With economic forecasts downgraded due to concerns over the Trump administration's policies, the US dollar risks continuing to move in a weak performance until the end of this week.


It can be observed that the price movement on the EUR/USD currency pair chart on Wednesday slightly decreased below the 1.09000 level while waiting for the FOMC meeting decision.


However, after the decision, the price rebounded from around 1.08600 to the 1.09100 level before leveling off around that at the opening of the Asian session this morning.


The price being below the Moving Average 50 (MA50) barrier line on the 1-hour timeframe of the EUR/USD chart triggers a bearish signal.
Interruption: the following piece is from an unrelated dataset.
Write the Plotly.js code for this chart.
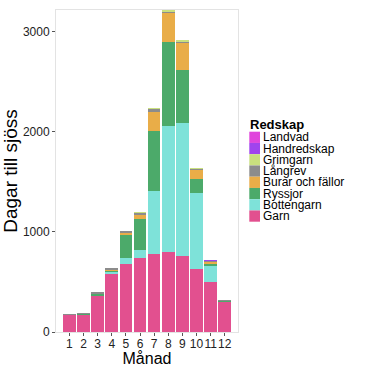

If the US dollar continues to weaken and pushes the rise in the 1.09000 zone past the MA50 barrier, the price is seen showing the potential to continue the previous upward pattern.


The next target is at the 1.10000 level to record a new 5-month high.


On the other hand, if the price plunges down from the 1.09000 zone, the level around 1.08000 is likely to be tested and the price reaction will provide an indication of the next direction.


Breaking through that level, the bearish signal is clearer before the price continues to decline towards 1.07000.